The district court imposed sentences within the statutory limits on the felony counts. See I.C. §§ 18-1506(4) (sexual abuse of a child under sixteen); 18-1508 (lewd conduct with a child under sixteen); 18-4504(2) (kidnapping). Because the district court fixed the sentences within the statutory limits, we will not ordinarily view them as an abuse of discretion unless it is unreasonable upon the facts of the case. Sheahan, 139 Idaho at 284, 77 P.3d at 973. In sentencing, the district court discussed the mitigating factors that Dalrymple raised on appeal. He noted that Dalrymple's methamphetamine use likely impaired him prior to and on October 5, 2003, but not to the extent that he was unaware of his actions. Although Dalrymple had no prior felonies, the district court discussed the seriousness of the crimes and his post-conviction psychological evaluation, which concluded that he was a high risk to repeat his offenses. The district court also noted that Dalrymple's sentence may not “necessarily deter others, but certainly to you-is an important factor of the court's sentence here.” We hold that in light of the facts of this case and the policy goals behind sentencing, the district court did not abuse its discretion in sentencing Dalrymple within the statutory limitations. Calley, 140 Idaho at 666, 99 P.3d at 619.

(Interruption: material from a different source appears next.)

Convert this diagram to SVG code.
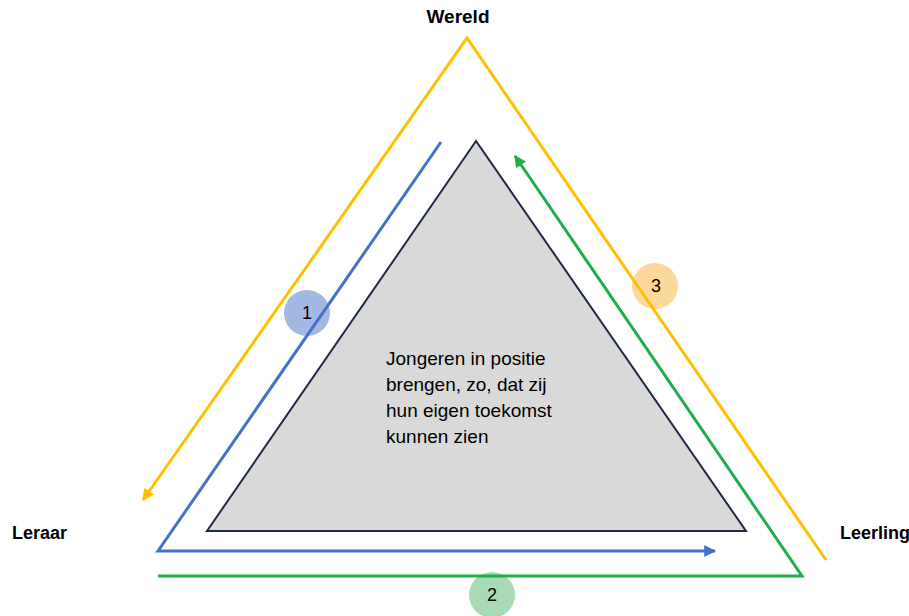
<svg xmlns="http://www.w3.org/2000/svg" width="909" height="616" viewBox="0 0 909 616">
<defs>
<style>
.lbl{font-family:"Liberation Sans",Arial,sans-serif;font-weight:bold;font-size:18px;fill:#000}
.body{font-family:"Liberation Sans",Arial,sans-serif;font-size:19px;fill:#000}
.num{font-family:"Liberation Sans",Arial,sans-serif;font-size:18px;fill:#000;text-anchor:middle}
.ln{fill:none;stroke-width:3;stroke-linejoin:miter}
</style>
<marker id="aY" viewBox="0 0 10 10" refX="9" refY="5" markerWidth="4" markerHeight="4" orient="auto" markerUnits="strokeWidth"><path d="M0,0L10,5L0,10z" fill="#ffc000"/></marker>
<marker id="aB" viewBox="0 0 10 10" refX="9" refY="5" markerWidth="4" markerHeight="4" orient="auto" markerUnits="strokeWidth"><path d="M0,0L10,5L0,10z" fill="#4472c4"/></marker>
<marker id="aG" viewBox="0 0 10 10" refX="9" refY="5" markerWidth="4" markerHeight="4" orient="auto" markerUnits="strokeWidth"><path d="M0,0L10,5L0,10z" fill="#1fae4b"/></marker>
</defs>
<rect width="909" height="616" fill="#fff"/>
<g id="center">
<polygon points="476,141 207,531 746,531" fill="#d9d9d9" stroke="#1f2a44" stroke-width="2"/>
<text class="body" x="386" y="365">Jongeren in positie</text>
<text class="body" x="386" y="391">brengen, zo, dat zij</text>
<text class="body" x="386" y="417">hun eigen toekomst</text>
<text class="body" x="386" y="443">kunnen zien</text>
</g>
<g id="badge1"><circle cx="307" cy="313" r="23" fill="#a4b8e4"/><text class="num" x="307" y="319">1</text></g>
<g id="badge2"><circle cx="492" cy="595" r="23" fill="#a8dbb3"/><text class="num" x="492" y="601">2</text></g>
<g id="badge3"><circle cx="655" cy="286" r="23" fill="#fdd89c"/><text class="num" x="656" y="292">3</text></g>
<g id="connectors">
<polyline class="ln" points="826,560 467,38 143,500" stroke="#ffc000" marker-end="url(#aY)"/>
<polyline class="ln" points="441,142 158,551 715,551" stroke="#4472c4" marker-end="url(#aB)"/>
<polyline class="ln" points="158,576 802,576 515,156" stroke="#1fae4b" marker-end="url(#aG)"/>
</g>
<g id="wereld"><text class="lbl" x="458" y="23" text-anchor="middle" style="font-size:19px">Wereld</text></g>
<g id="leraar"><text class="lbl" x="12" y="539">Leraar</text></g>
<g id="leerling"><text class="lbl" x="840" y="539">Leerling</text></g>
</svg>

We affirm the judgment of conviction against Dalrymple as well as the sentence imposed.
1. Dalrymple was also charged with and convicted of one count of domestic battery, one count of injury to a child, one count of intentional destruction of a telecommunication line, and two counts of violating a no-contact order that Shelley obtained after October 5. Since Dalrymple has neither assigned error nor submitted argument regarding these counts, we do not address them.
Chief Justice SCHROEDER, and Justices TROUT, EISMANN and BURDICK concur.